Headlong Rush To Ban Communist China’s Deepseek Ignores Potential Upside of the AI Breakthrough

As our forebears teach us, we simply don’t always know how things will turn out.

Justin Sullivan/Getty Images
The DeepSeek app is displayed on an iPhone screen, January 27, 2025. Justin Sullivan/Getty Images

South Korea is the latest in a string of nations to prohibit Deepseek’s groundbreaking chatbot from operating, joining Australia, the Republic of China on Taiwan, Italy, and many others, including America, that have barred government employees from access to the platform.

Over the course of the last month, Deepseek has become a Rorshach test of sorts for those who use, develop, study, write about, and invest in AI, all of whom have drawn varying and often opposing conclusions. Above all, though, Deepseek’s explosion on the scene, and the concerted pushback against its advance, teaches us two key lessons: inspiration and humility. 

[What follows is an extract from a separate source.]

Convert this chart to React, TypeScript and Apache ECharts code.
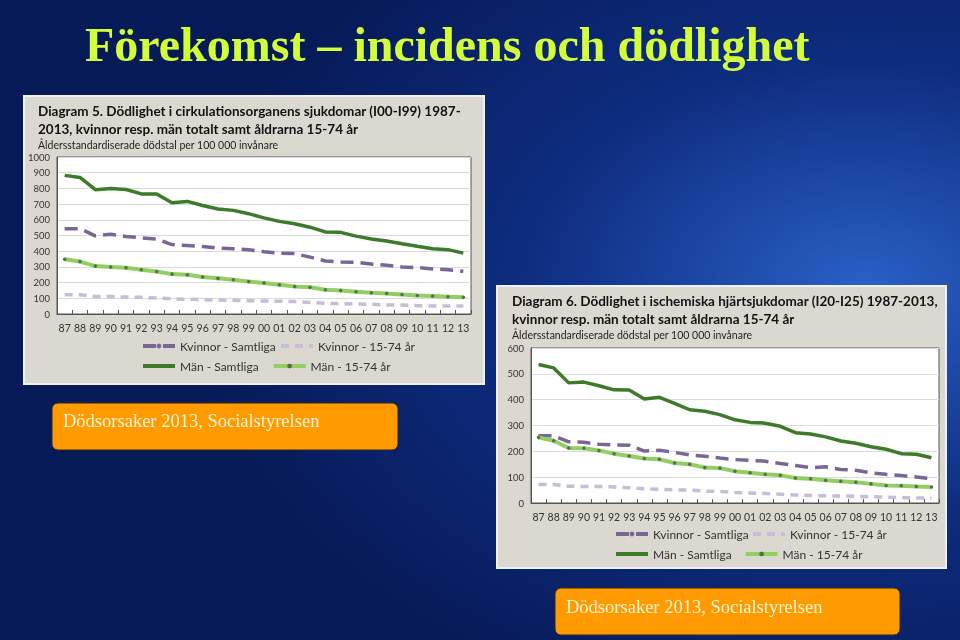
import React, { useEffect, useRef } from "react";
import * as echarts from "echarts";

const years = ["87","88","89","90","91","92","93","94","95","96","97","98","99","00","01","02","03","04","05","06","07","08","09","10","11","12","13"];

// Diagram 5 – cirkulationsorganens sjukdomar
const d5KvinnorSamtliga = [543,543,498,508,494,485,477,442,436,430,420,415,409,397,388,385,362,338,332,330,318,311,299,296,287,282,272];
const d5Kvinnor1574 = [123,123,111,111,108,106,102,96,94,91,89,87,85,83,81,79,74,68,66,64,62,58,57,53,51,51,51];
const d5ManSamtliga = [883,870,792,800,793,765,764,708,717,691,669,660,639,612,590,575,553,523,520,496,478,465,447,431,416,410,388];
const d5Man1574 = [349,334,305,300,294,282,271,254,250,236,227,218,207,197,186,175,171,155,149,142,135,131,124,118,114,110,106];

// Diagram 6 – ischemiska hjärtsjukdomar
const d6KvinnorSamtliga = [260,260,237,235,227,225,224,201,204,196,186,181,174,168,165,162,153,145,137,140,130,127,117,111,106,101,94];
const d6Kvinnor1574 = [72,72,65,64,64,62,59,55,53,51,50,46,45,41,39,37,34,31,29,28,27,26,24,23,21,19,19];
const d6ManSamtliga = [536,523,465,468,454,438,437,403,409,386,361,355,342,322,312,309,297,272,267,256,240,231,218,208,191,189,175];
const d6Man1574 = [254,241,213,212,203,191,182,172,169,155,150,137,135,123,117,111,107,97,94,88,84,80,74,68,67,64,62];

const d5Ticks = { min: 0, max: 1000, interval: 100 };
const d6Ticks = { min: 0, max: 600, interval: 100 };

const NAME_KS = "Kvinnor - Samtliga";
const NAME_K15 = "Kvinnor - 15-74 år";
const NAME_MS = "Män - Samtliga";
const NAME_M15 = "Män - 15-74 år";

const C_KS = "#7a6595";
const C_K15 = "#c9bcd9";
const C_MS = "#3d7a2a";
const C_M15 = "#92cf62";

const FONT = "Lato, 'Noto Sans', sans-serif";

function seriesFor(idx: number, ks: number[], k15: number[], ms: number[], m15: number[]) {
  return [
    { name: NAME_KS, type: "line", xAxisIndex: idx, yAxisIndex: idx, data: ks, symbol: "none", lineStyle: { color: C_KS, width: 3.5, type: [13, 7] }, itemStyle: { color: C_KS }, z: 3 },
    { name: NAME_K15, type: "line", xAxisIndex: idx, yAxisIndex: idx, data: k15, symbol: "none", lineStyle: { color: C_K15, width: 3.5, type: [8, 6] }, itemStyle: { color: C_K15 }, z: 2 },
    { name: NAME_MS, type: "line", xAxisIndex: idx, yAxisIndex: idx, data: ms, symbol: "none", lineStyle: { color: C_MS, width: 3.5 }, itemStyle: { color: C_MS }, z: 4 },
    { name: NAME_M15, type: "line", xAxisIndex: idx, yAxisIndex: idx, data: m15, symbol: "circle", symbolSize: 3.5, lineStyle: { color: C_M15, width: 4 }, itemStyle: { color: "#55704a", borderWidth: 0 }, z: 3 },
  ];
}

function xAxisFor(idx: number) {
  return {
    type: "category",
    gridIndex: idx,
    data: years,
    boundaryGap: true,
    axisLine: { show: true, lineStyle: { color: "#555", width: 1 } },
    axisTick: { show: true, inside: true, length: 4, lineStyle: { color: "#555" } },
    axisLabel: { color: "#333", fontSize: 10.5, fontFamily: FONT, margin: 8, interval: 0 },
  };
}

function yAxisFor(idx: number, t: { min: number; max: number; interval: number }) {
  return {
    type: "value",
    gridIndex: idx,
    min: t.min,
    max: t.max,
    interval: t.interval,
    axisLine: { show: true, lineStyle: { color: "#555", width: 1 } },
    axisTick: { show: false },
    axisLabel: { color: "#333", fontSize: 9.5, fontFamily: FONT, margin: 7, formatter: (v: number) => String(v) },
    splitLine: { show: true, lineStyle: { color: "#dcdcdc", width: 1 } },
  };
}

const dotItem = (name: string) => ({ name, itemStyle: { opacity: 1 } });
const plainItem = (name: string) => ({ name, itemStyle: { opacity: 0 } });

function legendRow(left: number, top: number, items: any[], gap: number) {
  return {
    left,
    top,
    orient: "horizontal",
    data: items,
    itemWidth: 32,
    itemHeight: 6,
    itemGap: gap,
    selectedMode: false,
    lineStyle: { width: 4 },
    textStyle: { color: "#333", fontSize: 12, fontFamily: FONT },
    padding: 0,
  };
}

export default function App() {
  const ref = useRef<HTMLDivElement>(null);
  useEffect(() => {
    if (!ref.current) return;
    const chart = echarts.init(ref.current, null, { renderer: "svg" });
    const option: any = {
      animation: false,
      grid: [
        { left: 57, top: 157, width: 414, height: 157, show: true, backgroundColor: "#ffffff", borderColor: "#555", borderWidth: 1, containLabel: false },
        { left: 531, top: 348, width: 408, height: 155, show: true, backgroundColor: "#ffffff", borderColor: "#555", borderWidth: 1, containLabel: false },
      ],
      xAxis: [xAxisFor(0), xAxisFor(1)],
      yAxis: [yAxisFor(0, d5Ticks), yAxisFor(1, d6Ticks)],
      legend: [
        legendRow(141, 340, [dotItem(NAME_KS), plainItem(NAME_K15)], 3),
        legendRow(141, 360, [plainItem(NAME_MS), dotItem(NAME_M15)], 13),
        legendRow(614, 528, [dotItem(NAME_KS), plainItem(NAME_K15)], 2),
        legendRow(614, 548, [plainItem(NAME_MS), dotItem(NAME_M15)], 12),
      ],
      series: [
        ...seriesFor(0, d5KvinnorSamtliga, d5Kvinnor1574, d5ManSamtliga, d5Man1574),
        ...seriesFor(1, d6KvinnorSamtliga, d6Kvinnor1574, d6ManSamtliga, d6Man1574),
      ],
      graphic: [
        {
          type: "rect", z: -100, silent: true,
          shape: { x: 0, y: 0, width: 960, height: 640 },
          style: {
            fill: new echarts.graphic.RadialGradient(0.9, 0.45, 0.7, [
              { offset: 0, color: "#2a60c6" },
              { offset: 0.5, color: "#0e2d80" },
              { offset: 1, color: "#071a58" },
            ]),
          },
        },
        {
          type: "text", z: 10, x: 85, y: 20, scaleX: 1.0,
          style: { text: "Förekomst – incidens och dödlighet", fill: "#d2ff3a", font: "bold 48px 'Liberation Serif', serif", textVerticalAlign: "top" },
        },
        // Diagram 5 image box
        { type: "rect", z: -50, shape: { x: 24, y: 96, width: 460, height: 288 }, style: { fill: "#dbd9cf", stroke: "#eef2f6", lineWidth: 2 } },
        { type: "text", z: 10, x: 38, y: 104, style: { text: "Diagram 5. Dödlighet i cirkulationsorganens sjukdomar (I00-I99) 1987-", fill: "#111", font: `bold 13.5px ${FONT}` } },
        { type: "text", z: 10, x: 38, y: 122, style: { text: "2013, kvinnor resp. män totalt samt åldrarna 15-74 år", fill: "#111", font: `bold 13.5px ${FONT}` } },
        { type: "text", z: 10, x: 38, y: 139, style: { text: "Åldersstandardiserade dödstal per 100 000 invånare", fill: "#222", font: `10.5px ${FONT}` } },
        // Diagram 6 image box
        { type: "rect", z: -50, shape: { x: 497, y: 286, width: 449, height: 282 }, style: { fill: "#dbd9cf", stroke: "#eef2f6", lineWidth: 2 } },
        { type: "text", z: 10, x: 512, y: 294, style: { text: "Diagram 6. Dödlighet i ischemiska hjärtsjukdomar (I20-I25) 1987-2013,", fill: "#111", font: `bold 13.5px ${FONT}` } },
        { type: "text", z: 10, x: 512, y: 312, style: { text: "kvinnor resp. män totalt samt åldrarna 15-74 år", fill: "#111", font: `bold 13.5px ${FONT}` } },
        { type: "text", z: 10, x: 512, y: 329, style: { text: "Åldersstandardiserade dödstal per 100 000 invånare", fill: "#222", font: `10.5px ${FONT}` } },
        // Source boxes
        { type: "rect", z: 5, shape: { x: 52, y: 403, width: 346, height: 47, r: 6 }, style: { fill: "#ff9a00", stroke: "#2a2a2a", lineWidth: 1 } },
        { type: "text", z: 10, x: 63, y: 421, style: { text: "Dödsorsaker 2013, Socialstyrelsen", fill: "#fff7d8", font: "18.5px 'Liberation Serif', serif", textVerticalAlign: "middle" } },
        { type: "rect", z: 5, shape: { x: 555, y: 588, width: 345, height: 47, r: 6 }, style: { fill: "#ff9a00", stroke: "#2a2a2a", lineWidth: 1 } },
        { type: "text", z: 10, x: 566, y: 607, style: { text: "Dödsorsaker 2013, Socialstyrelsen", fill: "#fff7d8", font: "18.5px 'Liberation Serif', serif", textVerticalAlign: "middle" } },
      ],
    };
    chart.setOption(option);
    return () => chart.dispose();
  }, []);
  return <div ref={ref} style={{ position: "fixed", left: 0, top: 0, width: 960, height: 640 }} />;
}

For AI cheerleaders, Deepseek’s swift ascendance presents further evidence of how rapidly machine learning breakthroughs have transformed technical, economic, and political landscapes.

The cheap, efficient capabilities of the new platform, maintain these advocates — whom in my forthcoming book on AI I label “positive autonomists” because of their belief that machines have already attained a measure of independence from their programmers — will democratize AI and hasten its rapid adoption across industries and geographies. 

Alex Rampell of Andreesen Horowitz, one of AI’s most enthusiastic venture funds, called Deepseek “a gift to the American people” that’s “radically reducing the cost of cutting-edge AI.”

For AI skeptics, though, the advent of Deepseek confirms their prior assumptions that the tens of billions of investment dollars thrown at large language models might as well have been tossed into an incinerator.

These skeptics, whom I call “negative automatoners,” because they doubt today’s machines can do much beyond what they’re coded to do, also indulge in a certain amount of schadenfreude at assertions by American LLM developers that Deepseek violated their terms of service and infringed their copyrights — especially given that those companies stand accused of similar infractions.

For AI doomers, or “negative autonomists” as I call them, Deepseek’s launch reinforces their terror at the rapidity with which our future robot overlords have advanced. This group has lauded South Korean and other efforts to suppress Deepseek’s rise.

And finally, for those who applaud machine innovation but contend today’s machines are little more than glorified word processing tools — the “positive automatoners” group — Deepseek’s materialization represents yet more proof of how simple and straightforward the technology has been all along.

In certain respects, each of these approaches has merit. Yet more fundamentally, both the rise of inexpensive, readily available AI and the risks it presents provide crucial instruction in inspiration and humility.

On one hand, Deepseek highlighted how exponentially fast machine technology has grown over the course of the past decade. If early indications are to be believed, the company has harnessed powerful LLM advances to shockingly austere computational power, thereby making them widely accessible at a much lower cost.

If true — assuming Deepseek hasn’t simply taken inappropriate or unrealistic shortcuts — then the cost of AI-dependent technology will have plummeted, unlocking drug discovery, protein-folding, language tools, and more that will enhance and extend life the world over. 

And humanity can take justifiable pride in midwifing the birth of such impressive capabilities. The Babylonian Talmud records that the Fourth Century scholar Rava “created a man,” a forerunner of the legendary golem and an astounding achievement. In keeping with the wisdom of our ancestors, we are fulfilling our unique, God-given potential as creative beings.

Deepseek’s arrival also laid bare just how poorly we understand or appreciate the unpredictability of emergent technologies. The dominant approach to developing LLMs involved showering money on computing clusters, multiplying power resources, and reaping the profits.

Sometimes genuine innovation takes the form of wringing more production out of fewer resources, though, and Deepseek appears to have done so. No wonder, then, that the red-faced chief executive of OpenAI, Sam Altman, said earlier this month that his company was “on the wrong side of history.” The golem, too, eluded the control of its creators and had to be forcibly reined in. As our forebears teach us, we simply don’t always know how things will turn out.

Then, too, humility must inform our regulatory behavior. President Trump wisely revoked his predecessor’s top-down, one-size-fits-all executive order on AI that would have locked in the advantages of the LLM giants and impeded innovation. Unfettered by pending regulation — although, to be sure, under the powerful shadow of the Chinese government — Deepseek built a juggernaut. 

At the same time, the company’s apparent lack of privacy safeguards threatens the integrity of its users’ data, as numerous countries have realized. The West would be wise to heed these lessons and encourage the adoption of rigorous, enforceable industry-wide standards developed by AI innovators themselves.

Will AI solve our most pressing societal problems or turn us all into paper clips? Nobody knows, of course. Yet if history is any guide, platforms like Deepseek should both inspire and chasten us to channel AI’s best attributes and jettison its worst.